Psychology Today shares signs that a relationship is abusive or may become abusive:

  • Isolating you from friends and family
  • Chronic criticism, even for the small things
  • Veiled or overt threats against you or them
  • Making acceptance/caring/attraction conditional
  • An overactive scorecard, keeping track of every time something is done for the other
  • Using guilt as a tool
  • Creating a debt that makes leaving harder, like giving gifts or spending money, setting expectations of serious commitment early on
  • Spying, snooping, or requiring constant disclosure
  • Overactive jealousy, accusations, or paranoia
  • Not respecting your need for time alone
  • Making you ‘earn’ trust or other good treatment
  • Presuming you’re guilty until proven innocent
  • Getting you so tired of arguing that you’ll relent
  • Making you feel belittled for long-held beliefs
  • Making you feel you don’t ‘measure up’ or are unworthy of them
  • Teasing or ridicule that has an uncomfortable undercurrent
  • Sexual interactions that feel upsetting afterward
  • Inability or unwillingness to ever hear your point of view
  • Pressuring you toward unhealthy behaviors, like substance abuse
  • Thwarting your professional or educational goals by making you doubt yourself

For more information on the above, visit: https://www.psychologytoday.com/us/blog/friendship-20/201506/20-signs-your-partner-is-controlling

Abusive relationships can happen to anyone.

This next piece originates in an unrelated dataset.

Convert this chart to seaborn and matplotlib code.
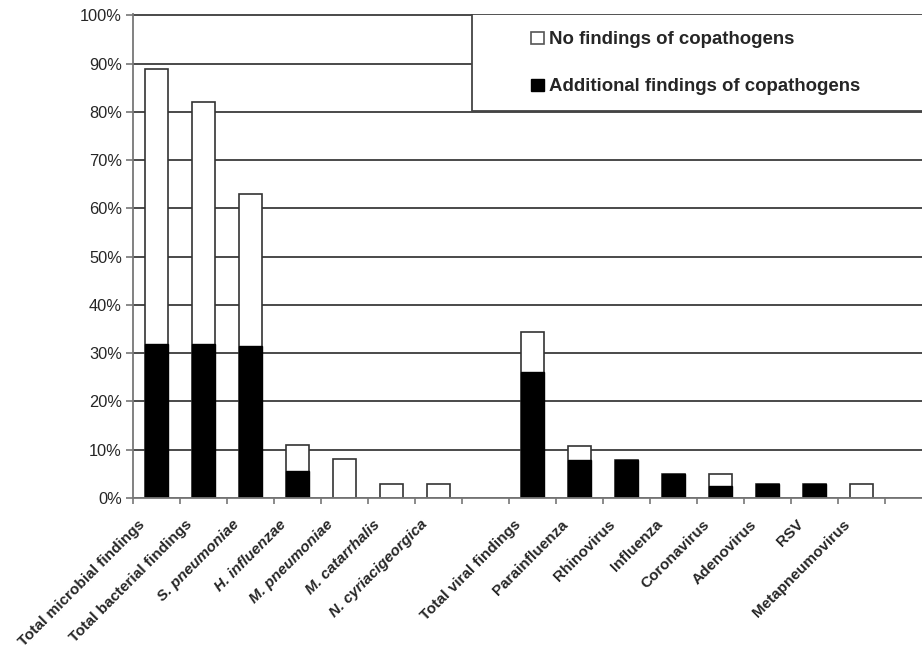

Abusive people ease their power and control over time and are good at breaking down their victims. Feelings of confusion, fear, or anger are normal responses and often make a victim feel isolated or like no one will understand.

Domestic violence can be painful and draining, physically, mentally, emotionally, and financially. It is hard watching abuse happen to those we care about. It impacts everyone involved. Friends and family eventually distance themselves. Children learn behaviors that repeat the cycles. Getting out of an abusive relationship, especially ones where children are involved, is complicated and challenging. Safety and resources are often barriers. 

The good news is that there is help. Therapy and groups can provide victims and perpetrators the insight and tools they need to have a better life free of power and control. If the victim needs help getting out, the organizations listed in this article can provide the housing and resources needed to get out for good.

It is on each of us to take steps in our daily interactions that will end and prevent future abusive behavior.